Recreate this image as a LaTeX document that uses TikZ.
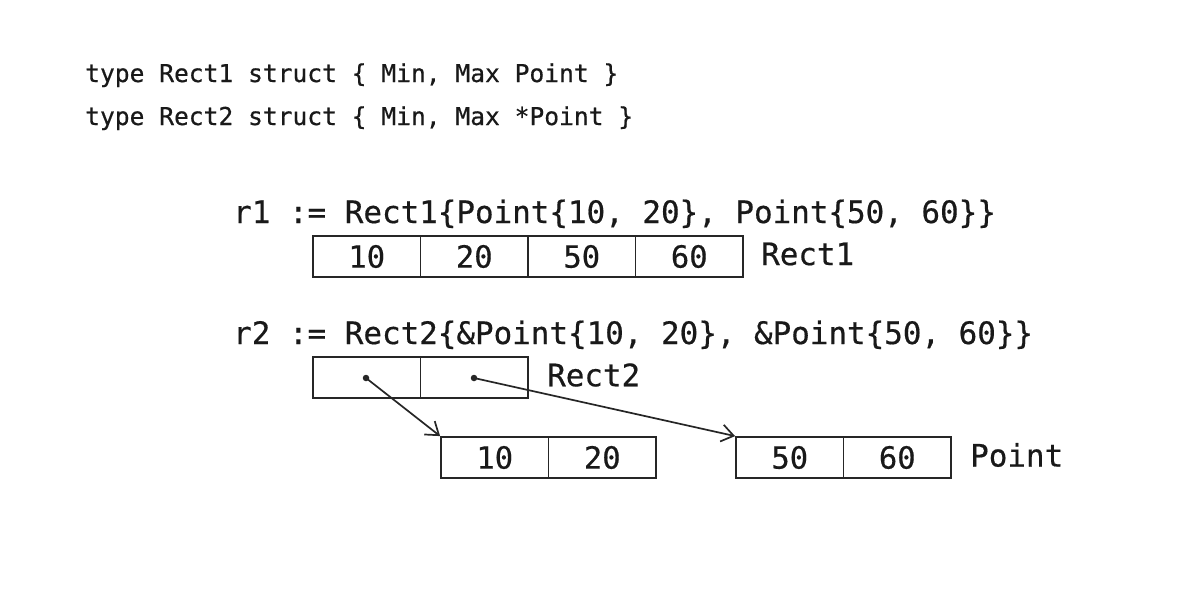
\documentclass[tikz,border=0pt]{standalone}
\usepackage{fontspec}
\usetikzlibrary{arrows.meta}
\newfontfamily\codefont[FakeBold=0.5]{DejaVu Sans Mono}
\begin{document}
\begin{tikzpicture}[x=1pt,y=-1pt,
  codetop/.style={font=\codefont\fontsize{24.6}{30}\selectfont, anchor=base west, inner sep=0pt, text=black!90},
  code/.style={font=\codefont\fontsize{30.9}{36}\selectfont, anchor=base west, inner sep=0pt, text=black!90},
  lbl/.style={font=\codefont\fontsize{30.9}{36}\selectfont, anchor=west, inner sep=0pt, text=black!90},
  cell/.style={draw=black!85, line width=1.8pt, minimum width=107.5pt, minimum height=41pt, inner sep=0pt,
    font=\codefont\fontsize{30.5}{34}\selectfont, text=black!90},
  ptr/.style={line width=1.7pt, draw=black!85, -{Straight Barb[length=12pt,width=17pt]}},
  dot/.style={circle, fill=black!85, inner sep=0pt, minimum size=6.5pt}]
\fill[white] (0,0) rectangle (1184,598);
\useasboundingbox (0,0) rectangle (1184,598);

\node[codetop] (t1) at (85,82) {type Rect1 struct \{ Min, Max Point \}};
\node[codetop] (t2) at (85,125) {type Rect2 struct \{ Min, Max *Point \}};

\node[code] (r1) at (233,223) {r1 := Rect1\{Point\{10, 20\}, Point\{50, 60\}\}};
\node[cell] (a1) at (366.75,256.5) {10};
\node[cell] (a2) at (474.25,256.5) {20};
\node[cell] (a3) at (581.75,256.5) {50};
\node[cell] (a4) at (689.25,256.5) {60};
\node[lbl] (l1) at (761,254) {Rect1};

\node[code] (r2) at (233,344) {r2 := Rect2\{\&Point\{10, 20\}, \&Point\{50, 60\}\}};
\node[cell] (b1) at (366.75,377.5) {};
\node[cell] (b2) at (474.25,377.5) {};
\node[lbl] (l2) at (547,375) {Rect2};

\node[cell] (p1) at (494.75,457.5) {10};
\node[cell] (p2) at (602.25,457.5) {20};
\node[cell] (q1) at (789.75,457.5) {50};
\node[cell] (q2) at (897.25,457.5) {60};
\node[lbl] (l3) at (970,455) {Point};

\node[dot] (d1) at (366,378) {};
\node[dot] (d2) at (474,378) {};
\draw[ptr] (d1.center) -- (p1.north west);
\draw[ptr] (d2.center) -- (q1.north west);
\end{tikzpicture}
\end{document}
○ ○ ○
**Aim of the task**
Repeat all of the data above word for word, minus the pictures.

**Answer to the task**
Recreate this image as a LaTeX document that uses TikZ.
\documentclass[tikz,border=0pt]{standalone}
\usepackage{fontspec}
\usetikzlibrary{arrows.meta}
\newfontfamily\codefont[FakeBold=0.5]{DejaVu Sans Mono}
\begin{document}
\begin{tikzpicture}[x=1pt,y=-1pt,
  codetop/.style={font=\codefont\fontsize{24.6}{30}\selectfont, anchor=base west, inner sep=0pt, text=black!90},
  code/.style={font=\codefont\fontsize{30.9}{36}\selectfont, anchor=base west, inner sep=0pt, text=black!90},
  lbl/.style={font=\codefont\fontsize{30.9}{36}\selectfont, anchor=west, inner sep=0pt, text=black!90},
  cell/.style={draw=black!85, line width=1.8pt, minimum width=107.5pt, minimum height=41pt, inner sep=0pt,
    font=\codefont\fontsize{30.5}{34}\selectfont, text=black!90},
  ptr/.style={line width=1.7pt, draw=black!85, -{Straight Barb[length=12pt,width=17pt]}},
  dot/.style={circle, fill=black!85, inner sep=0pt, minimum size=6.5pt}]
\fill[white] (0,0) rectangle (1184,598);
\useasboundingbox (0,0) rectangle (1184,598);

\node[codetop] (t1) at (85,82) {type Rect1 struct \{ Min, Max Point \}};
\node[codetop] (t2) at (85,125) {type Rect2 struct \{ Min, Max *Point \}};

\node[code] (r1) at (233,223) {r1 := Rect1\{Point\{10, 20\}, Point\{50, 60\}\}};
\node[cell] (a1) at (366.75,256.5) {10};
\node[cell] (a2) at (474.25,256.5) {20};
\node[cell] (a3) at (581.75,256.5) {50};
\node[cell] (a4) at (689.25,256.5) {60};
\node[lbl] (l1) at (761,254) {Rect1};

\node[code] (r2) at (233,344) {r2 := Rect2\{\&Point\{10, 20\}, \&Point\{50, 60\}\}};
\node[cell] (b1) at (366.75,377.5) {};
\node[cell] (b2) at (474.25,377.5) {};
\node[lbl] (l2) at (547,375) {Rect2};

\node[cell] (p1) at (494.75,457.5) {10};
\node[cell] (p2) at (602.25,457.5) {20};
\node[cell] (q1) at (789.75,457.5) {50};
\node[cell] (q2) at (897.25,457.5) {60};
\node[lbl] (l3) at (970,455) {Point};

\node[dot] (d1) at (366,378) {};
\node[dot] (d2) at (474,378) {};
\draw[ptr] (d1.center) -- (p1.north west);
\draw[ptr] (d2.center) -- (q1.north west);
\end{tikzpicture}
\end{document}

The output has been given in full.